CMA CGM has ordered up to 12 LNG dual-fuel large container ship newbuildings worth almost $2.67bn.

The Rodolphe Saade-controlled liner giant is being named as the shipowner behind a series of neo-panamaxes that HD Korea Shipbuilding & Offshore Engineering (HD KSOE) announced on Monday.

The South Korean shipbuilding group said it has signed a contract to build 12 boxships with a shipping company based in Europe.

HD KSOE did not disclose the buyer’s name or the fuel type, but said the contract amounts to KRW 3.683trn ($2.665bn) or $222m each.

Multiple shipbuilding sources said CMA CGM has ordered the newbuildings and the ships are of 15,500 teu.
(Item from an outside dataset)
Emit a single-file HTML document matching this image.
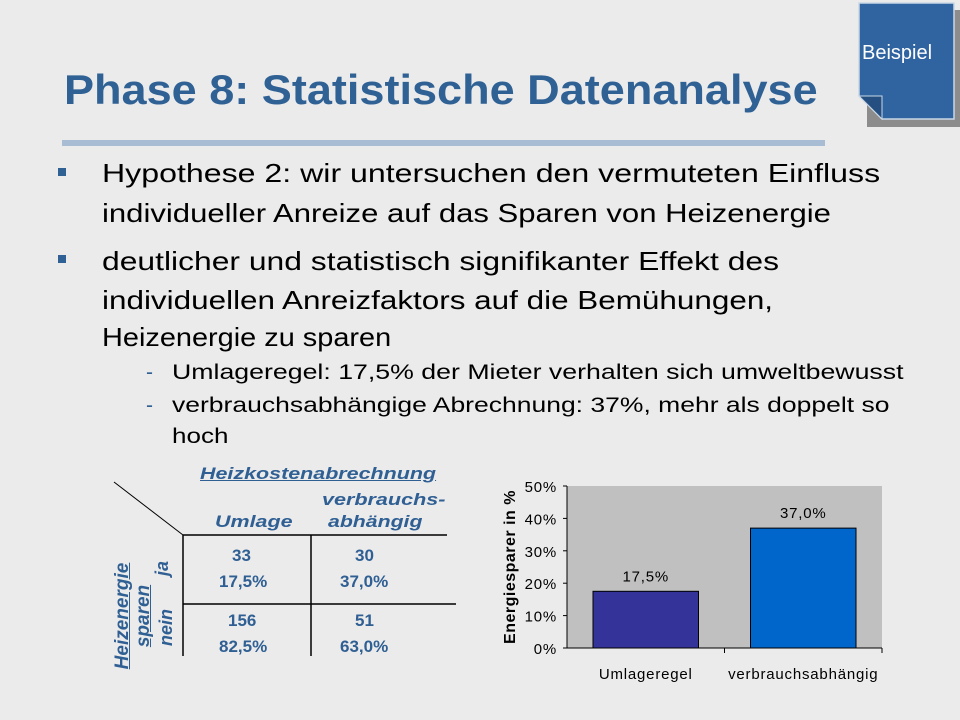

Based on the price, they said the vessels will be LNG dual-fuel.

HD KSOE — the intermediate holding company of HD Hyundai — said HD Hyundai Heavy Industries and HD Hyundai Samho will each be building six ships scheduled for delivery by June 2028.

News of CMA CGM planning to order neo-panamax newbuildings was first reported by TradeWinds last month. Then, the shipowner was said to have signed letters of intent with Hyundai yards for a dozen 16,000-teu and eight 8,000-teu vessels worth at least $3.5bn

Some brokers said discussions on the 8,000-teu vessels with Hyundai are continuing, but others think CMA CGM may end up chartering the ships from tonnage providers.

The order is CMA CGM’s first this year. In 2023, it was reported to have signed four boxship newbuilding deals worth about $6.5bn in total.

These involved a dozen 13,000-teu vessels at Hyundai Samho; six 15,000-teu boxships at Jiangnan Shipyard; 10 ships of 24,000 teu at Yangzijiang Shipbuilding; and eight 9,200-teu vessels at Shanghai Waigaoqiao Shipbuilding.

All are dual-fuel ships capable of operating on LNG or methanol.

Early this month, CMA CGM was reported to be the charterer of eight 18,000-teu container ship newbuildings that Eastern Pacific Shipping ordered at China’s New Times Shipbuilding.

Eastern Pacific was reported to have ordered the LNG dual-fuel boxships against long-term charters at undisclosed rate.

The New Times deal includes four options.

Eastern Pacific was reported to be paying more than $200m each for vessels, which Jiangsu-based New Times Shipbuilding will construct at a new dry dock it plans to build.

Delivery of the firm vessels is scheduled for 2027 and 2028.